The line load effect is illustrated by FIGS. 2 and 3. The FIG. 2 shows a test picture (a white cross on a black background) to be displayed by a display device suffering from a problem of line load effect. The first and the last lines are black for one half of the pixels, and white for the other half. The middle lines are white. The FIG. 3 shows the picture as it is displayed by the display device. The line load effect is visible on the middle lines. This effect can be explained as follows: when a sub-field is used on a whole line its luminance is decreased by 20% compared to its luminance on a line where it is not used. The value of 20% is given as an example. The video level of the pixels of the middle lines is thus 255·(1−(1−½)×0.20)=229.5 while the white pixels of the other lines have a luminance of 255·(1−(1−1)×0.20)=255.

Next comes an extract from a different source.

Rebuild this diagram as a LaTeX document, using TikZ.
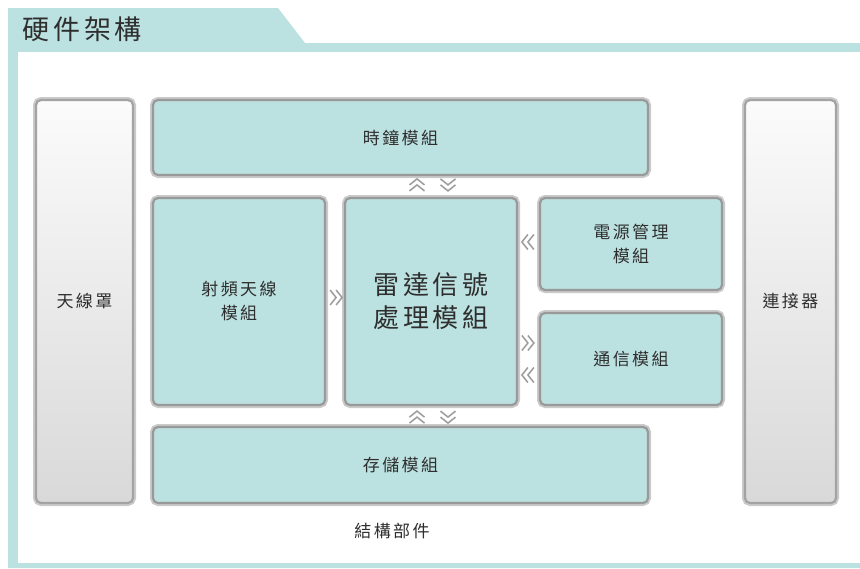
\documentclass[tikz,border=0pt]{standalone}
\usepackage{fontspec}
\setmainfont{Liberation Serif}
\newfontfamily\cjk[LetterSpace=14]{Noto Sans CJK TC}
\usetikzlibrary{calc}
\definecolor{tealbg}{HTML}{BCE1E1}
\definecolor{txt}{HTML}{2E2E2E}
\definecolor{chevc}{HTML}{9C9C9C}
\definecolor{rimlight}{HTML}{CACACA}
\definecolor{rimdark}{HTML}{999999}
\tikzset{
  box/.style={rounded corners=5pt, inner sep=0pt, fill=tealbg, draw=rimdark, line width=2.2pt,
    preaction={draw=rimlight, line width=6pt},
    font=\cjk\fontsize{17}{24}\selectfont, text=txt, align=center},
  sidebox/.style={box, fill=none, top color=white!97!gray, bottom color=gray!30, draw=gray!72},
  bigbox/.style={box, font=\cjk\fontsize{26}{33}\selectfont},
  chevline/.style={draw=chevc, line width=1.5pt},
  chev/.pic={
    \draw[chevline] (-6,-7.5)--(0,0)--(-6,7.5);
    \draw[chevline] (0,-7.5)--(6,0)--(0,7.5);
  }
}
\begin{document}
\begin{tikzpicture}[x=1pt,y=-1pt]
\useasboundingbox (0,0) rectangle (860,568);
\fill[white] (0,0) rectangle (860,568);
% frame
\fill[tealbg] (8,8) -- (278,8) -- (305,43) -- (860,43) -- (860,568) -- (8,568) -- cycle;
\fill[white] (18,52) rectangle (860,563);
\node[anchor=west, font=\cjk\fontsize{27}{32}\selectfont, text=txt] (title) at (19,29) {硬件架構};
% boxes
\node[sidebox, minimum width=97pt, minimum height=403pt] (radome) at (84.5,301.5) {天線罩};
\node[sidebox, minimum width=91pt, minimum height=403pt] (conn) at (790.5,301.5) {連接器};
\node[box, minimum width=495pt, minimum height=75pt] (clock) at (400.5,137.5) {時鐘模組};
\node[box, minimum width=172pt, minimum height=207pt] (rf) at (239,301.5) {射頻天線\\模組};
\node[bigbox, minimum width=172pt, minimum height=207pt] (proc) at (431,301.5) {雷達信號\\處理模組};
\node[box, minimum width=182pt, minimum height=92pt] (power) at (631,244) {電源管理\\模組};
\node[box, minimum width=182pt, minimum height=92pt] (comm) at (631,359) {通信模組};
\node[box, minimum width=495pt, minimum height=76pt] (store) at (400.5,465) {存儲模組};
\node[font=\cjk\fontsize{17}{20}\selectfont, text=txt] (struct) at (392,531) {結構部件};
% chevrons
\pic at ($(proc.north)+(-14,-12)$) [rotate=90] {chev};
\pic at ($(proc.north)+(17,-12)$) [rotate=-90] {chev};
\pic at ($(proc.south)+(-14,11)$) [rotate=90] {chev};
\pic at ($(proc.south)+(17,11)$) [rotate=-90] {chev};
\pic at ($(rf.east)+(10,-4)$) {chev};
\pic at ($(power.west)+(-11,-2)$) [rotate=180] {chev};
\pic at ($(comm.west)+(-11,-16)$) {chev};
\pic at ($(comm.west)+(-11,16)$) [rotate=180] {chev};
\end{tikzpicture}
\end{document}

EP 1 768 088 discloses a recursive method to compute the sub-field code word from the bit associated with the most significant sub-field (sub-field having the highest weight) to the bit associated with the least significant sub-field (sub-field having the lowest weight). If the video level to be encoded is greater than or equal to a threshold associated with the sub-field, a state “ON” (or “1”) is allocated to the bit corresponding to this sub-field. The threshold associated with a given sub-field is the sum of the weights of the sub-field having a lower weight than the considered sub-field plus one.
This recursive method has a contour noise level similar to a standard coding without false contour optimization. This is due to the fact that each sub-field has a hard switch function i.e. a sub-field is not used at all if the video level to be encoded is lower than a threshold and is used completely for all the video levels equal to or greater than this threshold.